Thanks for all the suggestions. So our printer is used.. I think 10 years. We had our tech set up our machine and show us the basics. This machine came right from its old owners and never had any service done before it was dropped off to me. I haven't had any other service on the machine other than discovering from printing x10 4x8 foot coloured sheets of coroplast that the magenta was dropping out due to the last chance filter needing some cleaning (we were able to get that fixed as it was covered under the installation cost). I haven't had a chance to do controlled testing but from what we were able to do it seems as if the banding is happening on larger floods (36x24"). I ran a few 8x18" and 12x12" floods all separately and no banding. So I guess I should ask our tech to do a new white ink filter and pump (do you have the specific name of this pump? ). Any other service tips for keeping an older machine in good condition? Thank you
Ink filters are the same for all colours - problem is that the white ink is the heaviest of all (due to the titanium used in the white pigment), so you have to remember to shake a white pouch from time to time (without disconnecting it from the socket, just squeeze the pouch a few times to avoid stratification of the ink in the pouch). Ask the previous owner, when he replaced filters in other channels (filters can be replaced by the operator, service is not required for this, just remember to remove the air from the filter according to the procedure in the manual). The ink pump is a different story, the service key is required to perform the replacement procedure correctly.

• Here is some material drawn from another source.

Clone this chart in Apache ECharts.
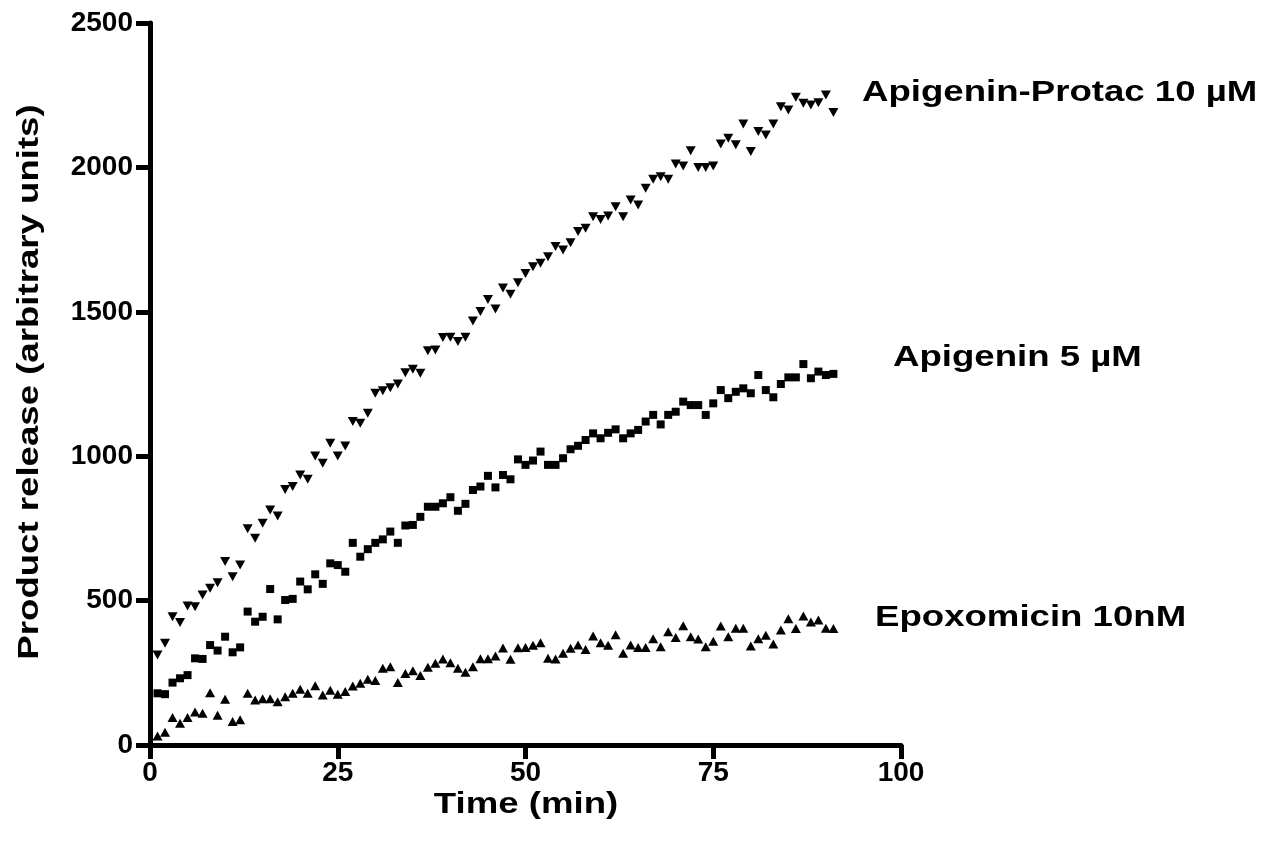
<!DOCTYPE html>
<html>
<head>
<meta charset="utf-8">
<script src="https://cdn.jsdelivr.net/npm/echarts@6/dist/echarts.min.js"></script>
<style>
  html, body { margin: 0; padding: 0; background: #fff; }
  #chart { width: 1264px; height: 846px; }
</style>
</head>
<body>
<div id="chart"></div>
<script>
// time points (min)
const minutes = [1, 2, 3, 4, 5, 6, 7, 8, 9, 10, 11, 12, 13, 14, 15, 16, 17, 18, 19, 20,
  21, 22, 23, 24, 25, 26, 27, 28, 29, 30, 31, 32, 33, 34, 35, 36, 37, 38, 39, 40,
  41, 42, 43, 44, 45, 46, 47, 48, 49, 50, 51, 52, 53, 54, 55, 56, 57, 58, 59, 60,
  61, 62, 63, 64, 65, 66, 67, 68, 69, 70, 71, 72, 73, 74, 75, 76, 77, 78, 79, 80,
  81, 82, 83, 84, 85, 86, 87, 88, 89, 90, 91];

// Apigenin-Protac 10 µM (down triangles)
const protac10 = [312, 352, 444, 424, 481, 479, 519, 543, 562, 635, 583, 623, 749, 716, 768, 814, 793, 885, 895, 935,
  920, 1001, 976, 1045, 1001, 1035, 1120, 1114, 1149, 1218, 1227, 1237, 1250, 1289, 1301, 1287, 1365, 1368, 1411, 1412,
  1397, 1412, 1468, 1501, 1543, 1510, 1582, 1561, 1601, 1633, 1656, 1668, 1691, 1726, 1714, 1739, 1778, 1789, 1829, 1820,
  1832, 1864, 1829, 1887, 1870, 1928, 1959, 1968, 1959, 2012, 2005, 2058, 2000, 2000, 2005, 2081, 2101, 2078, 2150, 2055,
  2124, 2112, 2150, 2210, 2199, 2243, 2222, 2216, 2224, 2251, 2190];

// Apigenin 5 µM (squares)
const apigenin5 = [179, 176, 216, 231, 242, 300, 298, 346, 327, 375, 321, 338, 462, 427, 444, 540, 435, 502, 506, 566,
  539, 591, 558, 629, 623, 600, 700, 652, 678, 700, 712, 739, 700, 760, 762, 790, 825, 825, 837, 858,
  811, 835, 883, 895, 932, 892, 935, 920, 989, 970, 985, 1016, 970, 970, 993, 1024, 1036, 1056, 1079, 1062,
  1081, 1093, 1062, 1079, 1091, 1120, 1143, 1110, 1143, 1154, 1189, 1177, 1177, 1143, 1183, 1229, 1201, 1223, 1235, 1218,
  1281, 1229, 1204, 1250, 1273, 1273, 1319, 1270, 1293, 1281, 1285];

// Epoxomicin 10nM (up triangles)
const epoxomicin = [31, 44, 95, 75, 95, 114, 110, 181, 103, 158, 81, 87, 179, 156, 160, 160, 150, 167, 179, 193,
  179, 205, 173, 190, 176, 185, 204, 214, 228, 223, 266, 271, 216, 248, 257, 241, 269, 283, 298, 285,
  266, 252, 271, 299, 299, 308, 336, 297, 337, 338, 345, 354, 300, 298, 318, 335, 346, 331, 377, 354,
  345, 382, 318, 346, 338, 338, 368, 340, 392, 372, 413, 375, 367, 340, 359, 412, 375, 404, 404, 343,
  368, 380, 350, 398, 437, 403, 447, 426, 433, 404, 403];

const seriesNames = ['Apigenin-Protac 10 µM', 'Apigenin 5 µM', 'Epoxomicin 10nM'];

const pairs = (ys) => minutes.map((t, i) => [t, ys[i]]);

const chart = echarts.init(document.getElementById('chart'));

const font = '"Liberation Sans", Arial, sans-serif';
const axisStyle = {
  axisLine: { show: true, lineStyle: { color: '#000', width: 5 } },
  axisTick: { show: true, length: 14, lineStyle: { color: '#000', width: 5 } },
  splitLine: { show: false },
  axisLabel: { color: '#000', fontFamily: font, fontWeight: 'bold', fontSize: 28, formatter: (v) => String(v) }
};

const bigText = (text, x, y, extra) => Object.assign({
  type: 'text',
  x: x,
  y: y,
  scaleX: 1.22,
  style: {
    text: text,
    font: 'bold 30px ' + font,
    fill: '#000',
    align: 'left',
    verticalAlign: 'middle'
  }
}, extra || {});

const dot = { color: '#000', opacity: 1 };

chart.setOption({
  animation: false,
  backgroundColor: '#fff',
  grid: { left: 150, right: 363, top: 23, bottom: 101 },
  xAxis: Object.assign({
    type: 'value',
    min: 0,
    max: 100,
    interval: 25
  }, axisStyle, {
    axisLabel: Object.assign({}, axisStyle.axisLabel, { margin: 14 })
  }),
  yAxis: Object.assign({
    type: 'value',
    min: 0,
    max: 2500,
    interval: 500
  }, axisStyle, {
    axisLabel: Object.assign({}, axisStyle.axisLabel, { margin: 17 })
  }),
  series: [
    {
      name: seriesNames[0],
      type: 'scatter',
      data: pairs(protac10),
      symbol: 'triangle',
      symbolRotate: 180,
      symbolSize: [10, 9],
      itemStyle: dot
    },
    {
      name: seriesNames[1],
      type: 'scatter',
      data: pairs(apigenin5),
      symbol: 'rect',
      symbolSize: 8,
      itemStyle: dot
    },
    {
      name: seriesNames[2],
      type: 'scatter',
      data: pairs(epoxomicin),
      symbol: 'triangle',
      symbolSize: [10, 9],
      itemStyle: dot
    }
  ],
  graphic: [
    bigText(seriesNames[0], 862, 93),
    bigText(seriesNames[1], 893, 358),
    bigText(seriesNames[2], 875, 618),
    bigText('Time (min)', 526, 805, { style: { text: 'Time (min)', font: 'bold 30px ' + font, fill: '#000', align: 'center', verticalAlign: 'middle' } }),
    bigText('Product release (arbitrary units)', 30, 382, {
      rotation: Math.PI / 2,
      style: { text: 'Product release (arbitrary units)', font: 'bold 30px ' + font, fill: '#000', align: 'center', verticalAlign: 'middle' }
    })
  ]
});

window.addEventListener('resize', () => chart.resize());
</script>
</body>
</html>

Try to print the same solid of K:
- without the white underprint
- with the white underprint, but unidirectionally
- as a pure K solid, without any other colours added by the ICC profile (some RIP packages have this option as a standard)
I suppose that such banding can be a result of:
- wrong calibration of the K heads (between themselves)
- wrong calibration of the W heads, which appears on the top layer as banding of the K solid
It's good to prepare a file containing solids in pure CMYKW colours (each of them separately), that will show you each channel as a separate part.
And I'm not sure if you know, that you may use IPA before the flush to clean the nozzle plates. But if you use IPA, it leaves the nozzle plate completely clean and dry, which then creates really bad prints, so if you use IPA on i.e. K channel, clean heads with it, then perform the ink purge (cleaning) on K channel to spread the thin ink layer on the nozzle plate and then try to print the nozzle test.